Criss-crossing wire rods form the back and seat of this stripped-back metal chair, which was designed by Beijing studio People's Industrial Design Office as an "exercise in efficiency".
People's Industrial Design Office, also known as PIDO, designed the minimalist Mesh Chair with a frame that can be manufactured from a single metal rod. This is bent and twisted to form the legs and frame of the seat.
Diagonal strips of wire form the seat and the backrest, with additional support provided by a layer of strips running across in the opposite direction.
But large gaps were left in the hatch pattern, where the support wasn't necessary, to reduce the amount of material used.

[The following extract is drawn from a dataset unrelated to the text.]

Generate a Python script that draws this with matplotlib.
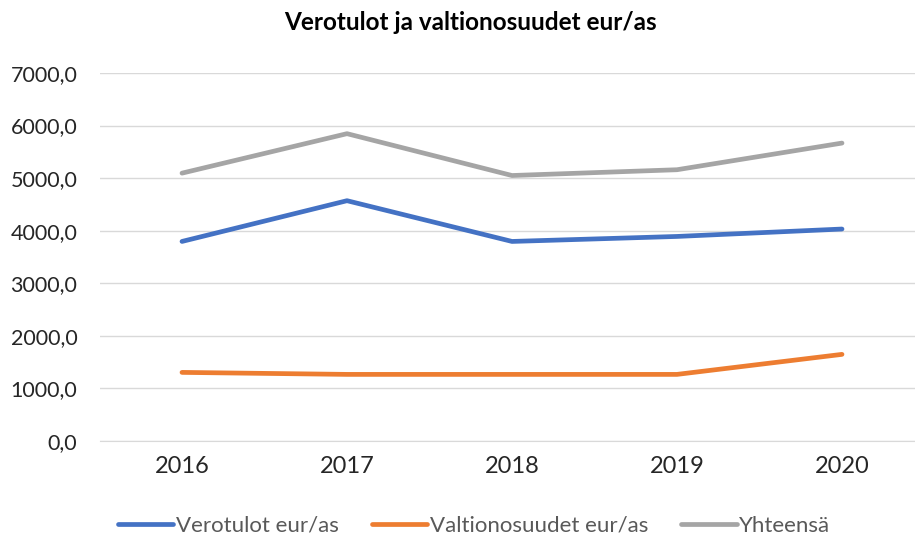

"The Mesh Chair is an exercise in efficiency," said the studio, which is made up of both architects and designers. "The wire mesh is dense in areas that support the body and open where it doesn't. In this way we increase comfort without increasing weight."
The studio experimented with full-scale models to ensure they found the best balance of strength and material efficiency.
"If the chair started deforming, we knew we had to add more material," they said. "If we sat on it and found more support was required, we knew to add more material. If taking away material did not affect the chair's function or structure, then we knew that material was not needed."
The Mesh Chair is available in a variety of colours, including red, green, blue and black, as well as a higher stool version. An accompanying seat pad is available for each chair, comprising diagonal strips that mirror the cross-hatch design.
People's Industrial Design Office was founded in 2010 by American product designer and architect James Shen, and Chinese architects He Zhe and Zang Feng. The studio has previously designed a mobile farm on wheels, which aims to let the community share responsibility for crops' wellbeing.